Что-то начинало терзать Райма. Например, этот шарик. Почему Перетти сразу не выяснил, что это такое? Вроде бы здесь все достаточно очевидно. И для чего эти вещественные доказательства – и шарик, и обрывки бумаги – свалены в одну кучу? Что-то здесь явно не так…
– Линкольн!
– Простите…
– Я говорил… Вы же не являетесь смертельно больным человеком, умирающим от невыносимой боли. Кроме того, у вас есть крыша над головой. У вас есть деньги, талант. Вы консультируете полицейских… и это приносит людям огромную пользу. Если бы вы захотели, то смогли бы вести достойную и… да-да! – продуктивную жизнь. И достаточно долгую.
– Долгую. Вот именно. В этом тоже заключается моя проблема. – Райму надоело вести себя слишком вежливо, и он позволил себе грубо рявкнуть на доктора: – А на черта мне эта долгая жизнь, скажите на милость?!
– Понимаете, – медленно заговорил Бергер, – если у вас имеется хоть малейший шанс на то, что вы могли бы пожалеть о своем решении, то ведь жить с этим дальше придется мне. А не вам.
– А кому интересно в этом копаться? Никто ничего и не узнает.
Тем не менее глаза его воровато вернулись к отчету.

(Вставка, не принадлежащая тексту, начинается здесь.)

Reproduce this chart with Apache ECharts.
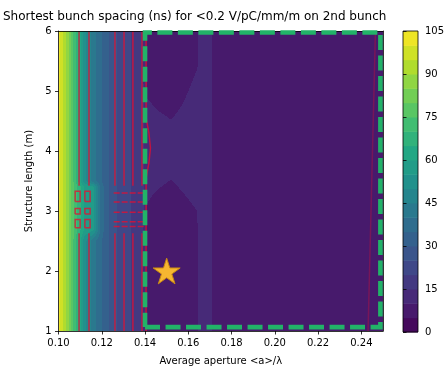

…На фрагментах бумаги находился железный болт с шестигранной головкой и с выдавленными на ней буквами КЭ. Длина – два дюйма, резьба по часовой стрелке, 15/16 дюйма в диаметре…
– Несколько дней я буду очень занят, – сообщил Бергер, поглядывая на свои часы. Райм заметил, что у доктора был превосходный «Ролекс». Что ж, смерть всегда прибыльна. – У меня есть еще час или что-то около того. Давайте поступим так. Мы сейчас с вами еще немного побеседуем, потом я вам даю день подумать, и после этого мы встретимся еще раз.
И снова что-то внутри не давало Линкольну покоя. Что-то зудело в нем. Чесотка – это проклятие для всех паралитиков, но на этот раз Райм испытывал интеллектуальный зуд. Тот самый, который мучил его всю сознательную жизнь.
– Послушайте, доктор, – внезапно попросил Райм, – не могли бы вы мне оказать одну услугу? Вот здесь мне оставили один отчет. Просмотрите его, пожалуйста. Меня интересует фотография железного болта.
Бергер еще колебался:
– Фотография?
– Поляроидный снимок. Он должен быть где-то приклеен, скорее в конце, а перелистывать всю пачку мне очень долго.
Бергер взял отчет в руки и начал переворачивать одну страницу за другой.
– Вот здесь. Спасибо.
Едва взглянув на фотографию, Райм понял, что дело всерьез заинтересовало его. Нет, только не сейчас! Однако он не смог удержаться:
– Извините, но нельзя ли теперь снова вернуться к той странице, которая была открыта?
Бергер повиновался.
Райм ничего не сказал, глаза его жадно вчитывались в текст.
И снова эти обрывки бумаги.
Три часа дня… страница 823…
Сердце Линкольна бешено заколотилось, лоб покрылся испариной. Он услышал знакомый нарастающий шум в ушах.
Райм мысленно представил себе заголовок завтрашних газет: «Пациент умирает во время ведения переговоров с доктором смерти…»
Бергер взволнованно заморгал.
– Линкольн? С вами все в порядке? – тихо спросил он, хитрым взглядом продолжая изучать Райма.
– Понимаете, доктор, – заговорил Линкольн, изо всех сил стараясь, чтобы голос его прозвучал бесстрастно, – мне тут кое-что принесли и попросили высказать свое мнение.
Бергер медленно кивнул:
– Значит, дела у них без вас идут неважно?
– Ничего страшного. – Райм попытался как можно беспечнее улыбнуться. – Я подумал: а что, если нам с вами встретиться, скажем, через пару часиков?
Здесь надо проявить максимальную осторожность. Если доктор почувствует, что Райм заинтересовался отчетом, то он явно не сочтет его склонным к самоубийству. Чего доброго, он заберет свой бесценный пузырек с таблетками, пластиковый пакет и улетит назад домой.